REQUEST -> The lines to extract run from the start of the records through the line with "var labelStep = 7;", both ends included; drop the pictures.

Charts and diagrams as code
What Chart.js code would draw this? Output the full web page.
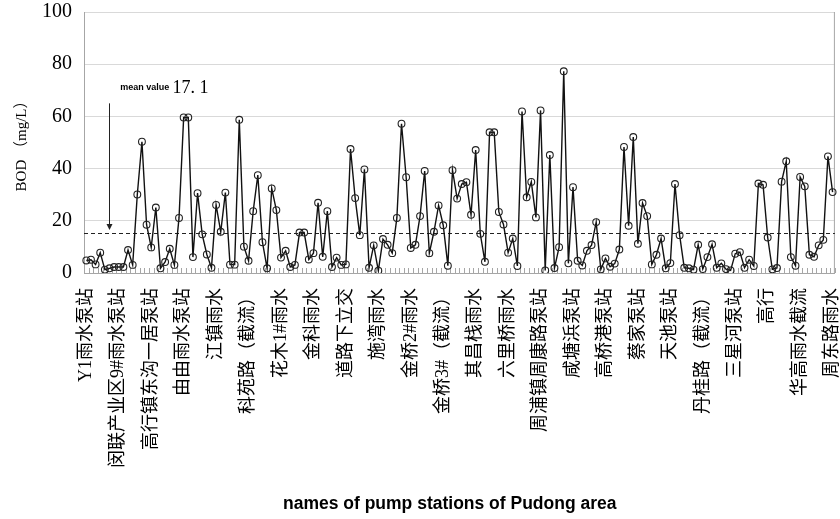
<!DOCTYPE html>
<html>
<head>
<meta charset="utf-8">
<script src="https://cdn.jsdelivr.net/npm/chart.js@4.4.0/dist/chart.umd.min.js"></script>
<style>
  html, body { margin: 0; padding: 0; background: #fff; }
  #wrap { width: 840px; height: 519px; }
</style>
</head>
<body>
<div id="wrap"><canvas id="myChart" width="840" height="519"></canvas></div>
<script>
// pump stations, one name shown every 7 samples
var stations = [
  "Y1雨水泵站", "闵联产业区9#雨水泵站", "高行镇东沟一居泵站", "由由雨水泵站",
  "江镇雨水", "科苑路（截流）", "花木1#雨水", "金科雨水", "道路下立交",
  "施湾雨水", "金桥2#雨水", "金桥3#（截流）", "其昌栈雨水", "六里桥雨水",
  "周浦镇周康路泵站", "咸塘浜泵站", "高桥港泵站", "蔡家泵站", "天池泵站",
  "丹桂路（截流）", "三星河泵站", "高行", "华高雨水截流", "周东路雨水"
];
var labelStep = 7;

// BOD (mg/L), read left to right off the figure
var bod = [
  4.8, 5.1, 3.3, 7.8, 1.3, 1.8, 2.3, 2.3, 2.3, 8.8, 3.1, 30.1, 50.3, 18.5, 9.8, 25.1, 1.8, 4.2, 9.3, 3.1, 21.1, 59.6, 59.6, 6.1, 30.6, 14.8, 7.1,
  2.0, 26.1, 15.8, 30.8, 3.2, 3.2, 58.7, 10.1, 4.7, 23.7, 37.5, 11.8, 1.8, 32.4, 24.1, 5.9, 8.5, 2.3, 3.1, 15.5, 15.5, 5.2, 7.6, 26.9, 6.2, 23.7, 2.3,
  5.9, 3.1, 3.3, 47.5, 28.7, 14.5, 39.7, 2.0, 10.6, 0.9, 13.0, 10.8, 7.6, 21.1, 57.2, 36.7, 9.6, 10.8, 21.8, 39.1, 7.6, 15.8, 25.9, 18.3, 2.8, 39.4, 28.5,
  34.1, 34.8, 22.3, 47.1, 15.0, 4.3, 53.9, 53.9, 23.4, 18.6, 7.8, 13.2, 2.7, 61.9, 29.0, 34.9, 21.3, 62.3, 1.0, 45.2, 1.9, 9.9, 77.3, 3.7, 32.9, 4.7, 2.9,
  8.5, 10.7, 19.5, 1.4, 5.6, 2.4, 3.6, 9.0, 48.3, 18.1, 52.1, 11.2, 26.8, 21.8, 3.3, 7.0, 13.2, 1.8, 3.8, 34.1, 14.5, 2.0, 1.8, 1.3, 10.8, 1.5, 6.1,
  11.0, 2.0, 3.7, 1.5, 1.0, 7.4, 8.0, 2.0, 5.1, 2.7, 34.3, 33.8, 13.6, 1.4, 1.9, 35.0, 42.8, 6.1, 2.8, 36.8, 33.2, 7.0, 6.2, 10.6, 12.7, 44.7, 31.0
];

var yTicks = [0, 20, 40, 60, 80, 100];

// dashed mean line and its note
var meanLine = 15.3;
var meanLabel = "mean value";
var meanText = "17. 1";

var labels = bod.map(function (v, i) {
  return i % labelStep === 0 ? stations[i / labelStep] : "";
});

var serif = "'Liberation Serif', 'Noto Sans CJK SC', serif";

// dashed line, arrow, note, inner ticks and right frame
var extras = {
  id: "extras",
  beforeDatasetsDraw: function (chart) {
    var ctx = chart.ctx;
    var a = chart.chartArea;
    var xs = chart.scales.x;
    var ys = chart.scales.y;
    ctx.save();
    // small ticks inside the bottom axis
    ctx.strokeStyle = "#a6a6a6";
    ctx.lineWidth = 1;
    ctx.beginPath();
    for (var i = 0; i <= bod.length; i++) {
      var x = Math.round(xs.getPixelForValue(i - 0.5)) + 0.5;
      ctx.moveTo(x, a.bottom);
      ctx.lineTo(x, a.bottom - 5);
    }
    ctx.stroke();
    // right frame
    ctx.beginPath();
    ctx.moveTo(a.right - 0.5, a.top);
    ctx.lineTo(a.right - 0.5, a.bottom);
    ctx.stroke();
    // mean line
    var ym = Math.round(ys.getPixelForValue(meanLine)) + 0.5;
    ctx.strokeStyle = "#222";
    ctx.setLineDash([4, 3]);
    ctx.beginPath();
    ctx.moveTo(a.left, ym);
    ctx.lineTo(a.right, ym);
    ctx.stroke();
    ctx.restore();
  },
  afterDraw: function (chart) {
    var ctx = chart.ctx;
    var xs = chart.scales.x;
    var ys = chart.scales.y;
    ctx.save();
    // arrow down to the mean line
    var ax = Math.round(xs.getPixelForValue(4.8)) + 0.5;
    var top = ys.getPixelForValue(65);
    var tip = ys.getPixelForValue(meanLine) - 3;
    ctx.strokeStyle = "#222";
    ctx.fillStyle = "#222";
    ctx.lineWidth = 1;
    ctx.beginPath();
    ctx.moveTo(ax, top);
    ctx.lineTo(ax, tip - 4);
    ctx.stroke();
    ctx.beginPath();
    ctx.moveTo(ax - 3, tip - 6);
    ctx.lineTo(ax + 3, tip - 6);
    ctx.lineTo(ax, tip);
    ctx.closePath();
    ctx.fill();
    // note text
    ctx.fillStyle = "#000";
    ctx.textBaseline = "alphabetic";
    ctx.font = "bold 9px 'Liberation Sans', Arial, sans-serif";
    ctx.fillText(meanLabel, xs.getPixelForValue(7.3), ys.getPixelForValue(70.2));
    ctx.font = "18px " + serif;
    ctx.fillText(meanText, xs.getPixelForValue(18.6), ys.getPixelForValue(69));
    ctx.restore();
  }
};

var ctx = document.getElementById("myChart").getContext("2d");

var myChart = new Chart(ctx, {
  type: "line",
  data: {
    labels: labels,
    datasets: [
      {
        label: "BOD",
        data: bod,
        borderColor: "#111",
        borderWidth: 1.4,
        tension: 0,
        pointRadius: 3.4,
        pointBorderWidth: 1.1,
        pointBorderColor: "#222",
        pointBackgroundColor: "rgba(255,255,255,0)",
      },
    ],
  },
  options: {
    responsive: false,
    animation: false,
    layout: { padding: { top: 12, right: 3, left: 0, bottom: 0 } },
    plugins: {
      legend: { display: false },
      tooltip: { enabled: false },
    },
    scales: {
      x: {
        offset: true,
        grid: { display: false, drawTicks: false },
        border: { color: "#a6a6a6" },
        ticks: {
          autoSkip: false,
          maxRotation: 90,
          minRotation: 90,
          padding: 15,
          color: "#000",
          font: { family: serif, size: 18 },
        },
        title: {
          display: true,
          // trailing spaces nudge it left like the original
          text: "names of pump stations of Pudong area    ",
          color: "#000",
          font: { family: "'Liberation Sans', Arial, sans-serif", size: 17.5, weight: "bold" },
          padding: { top: 0, bottom: 4 },
        },
        afterFit: function (scale) {
          scale.height = 246;
          scale.paddingLeft = 0;
          scale.paddingRight = 0;
        },
      },
      y: {
        min: 0,
        max: 100,
        grid: { color: "#d9d9d9", drawTicks: false },
        border: { color: "#a6a6a6" },
        afterBuildTicks: function (axis) {
          axis.ticks = yTicks.map(function (v) { return { value: v }; });
        },
        ticks: {
          padding: 12,
          color: "#000",
          font: { family: serif, size: 20 },
        },
        title: {
          display: true,
          text: "BOD （mg/L）",
          color: "#000",
          font: { family: serif, size: 15 },
          padding: { top: 13, bottom: 0 },
        },
        afterFit: function (scale) {
          scale.width = 84;
          scale.paddingTop = 0;
          scale.paddingBottom = 0;
        },
      },
    },
  },
  plugins: [extras],
});
</script>
</body>
</html>
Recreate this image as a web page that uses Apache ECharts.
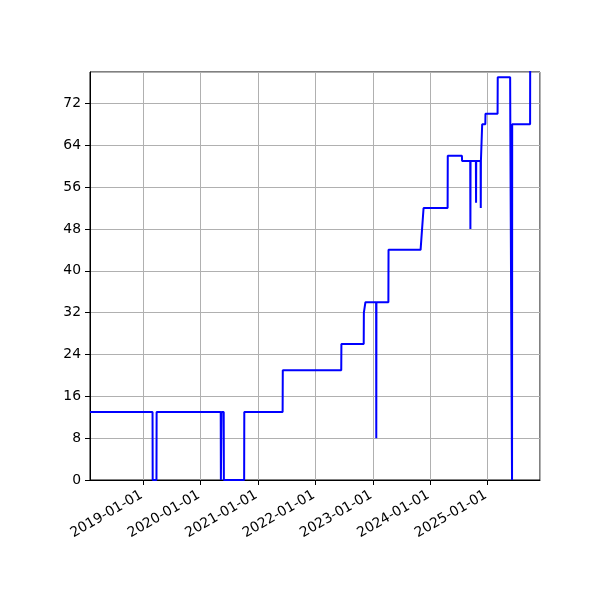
<!DOCTYPE html>
<html>
<head>
<meta charset="utf-8">
<script src="https://cdn.jsdelivr.net/npm/echarts@6/dist/echarts.min.js"></script>
<style>html,body{margin:0;padding:0;background:#fff}#c{width:600px;height:600px}</style>
</head>
<body>
<div id="c"></div>
<script>
const dates = [
  '2018-01-27','2019-03-01','2019-03-02','2019-03-26','2019-03-27',
  '2020-05-08','2020-05-09','2020-05-12','2020-05-13','2020-05-27','2020-05-28','2020-10-04','2020-10-05',
  '2021-06-06','2021-06-07','2022-06-14','2022-06-15','2022-11-04','2022-11-05','2022-11-14','2022-11-15',
  '2023-01-22','2023-01-23','2023-01-24','2023-04-10','2023-04-11','2023-11-01','2023-11-20',
  '2024-04-21','2024-04-22','2024-07-21','2024-07-22','2024-09-12','2024-09-13','2024-09-14',
  '2024-10-18','2024-10-19','2024-10-20','2024-11-17','2024-11-18','2024-11-19','2024-11-26','2024-11-27',
  '2024-12-17','2024-12-18','2025-03-05','2025-03-06','2025-05-24','2025-05-25','2025-06-04','2025-06-05','2025-06-06',
  '2025-09-28','2025-09-29'
];
const values = [
  13,13,0,0,13,
  13,0,0,13,13,0,0,13,
  13,21,21,26,26,32,32,34,
  34,8,34,34,44,44,52,
  52,62,62,61,61,48,61,
  61,53,61,61,52,61,61,68,
  68,70,70,77,77,68,68,0,68,
  68,90
];
const xTickLabels = ['2019-01-01','2020-01-01','2021-01-01','2022-01-01','2023-01-01','2024-01-01','2025-01-01'];
const xMin = '2018-01-27';
const xMax = '2025-11-30';
const yMin = 0, yMax = 78, yStep = 8;

const ts = s => { const [y,m,d] = s.split('-').map(Number); return new Date(y, m-1, d).getTime(); };
const fmt = v => { const d = new Date(v); return d.getFullYear() + '-' + String(d.getMonth()+1).padStart(2,'0') + '-' + String(d.getDate()).padStart(2,'0'); };
const seriesData = dates.map((d,i) => [ts(d), values[i]]);
const font = 'DejaVu Sans';
const chart = echarts.init(document.getElementById('c'), null, {renderer:'canvas'});
chart.setOption({
  animation: false,
  grid: {left: 90, right: 60, top: 72, bottom: 120, show: true, borderColor: '#000', borderWidth: 1, backgroundColor: 'transparent'},
  xAxis: {
    type: 'time',
    min: ts(xMin), max: ts(xMax),
    splitNumber: 8,
    axisLine: {show: true, lineStyle: {color: '#000', width: 1}},
    axisTick: {show: true, length: 5, lineStyle: {color: '#000'}},
    axisLabel: {show: true, rotate: 30, margin: 13, padding: [0, 2, 0, 0], color: '#000', fontFamily: font, fontSize: 13.9,
      showMinLabel: false, showMaxLabel: false,
      formatter: v => { const s = fmt(v); return xTickLabels.includes(s) ? s : ''; }},
    splitLine: {show: true, lineStyle: {color: '#b0b0b0', width: 1}},
    minorTick: {show: false}
  },
  yAxis: {
    type: 'value', min: yMin, max: yMax, interval: yStep,
    axisLine: {show: true, lineStyle: {color: '#000', width: 1}},
    axisTick: {show: true, length: 5, lineStyle: {color: '#000'}},
    axisLabel: {color: '#000', fontFamily: font, fontSize: 13.9, margin: 9, showMaxLabel: false,
      formatter: v => (v % yStep === 0 ? String(v) : '')},
    splitLine: {show: true, lineStyle: {color: '#b0b0b0', width: 1}}
  },
  series: [
    {
      type: 'line', data: seriesData, showSymbol: false, symbol: 'none', clip: true,
      lineStyle: {color: '#0000ff', width: 2}, z: 5
    }
  ]
});
</script>
</body>
</html>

CORRECT RESULT ->
What Chart.js code would draw this? Output the full web page.
<!DOCTYPE html>
<html>
<head>
<meta charset="utf-8">
<script src="https://cdn.jsdelivr.net/npm/chart.js@4.4.0/dist/chart.umd.min.js"></script>
<style>
  html, body { margin: 0; padding: 0; background: #fff; }
  #wrap { width: 840px; height: 519px; }
</style>
</head>
<body>
<div id="wrap"><canvas id="myChart" width="840" height="519"></canvas></div>
<script>
// pump stations, one name shown every 7 samples
var stations = [
  "Y1雨水泵站", "闵联产业区9#雨水泵站", "高行镇东沟一居泵站", "由由雨水泵站",
  "江镇雨水", "科苑路（截流）", "花木1#雨水", "金科雨水", "道路下立交",
  "施湾雨水", "金桥2#雨水", "金桥3#（截流）", "其昌栈雨水", "六里桥雨水",
  "周浦镇周康路泵站", "咸塘浜泵站", "高桥港泵站", "蔡家泵站", "天池泵站",
  "丹桂路（截流）", "三星河泵站", "高行", "华高雨水截流", "周东路雨水"
];
var labelStep = 7;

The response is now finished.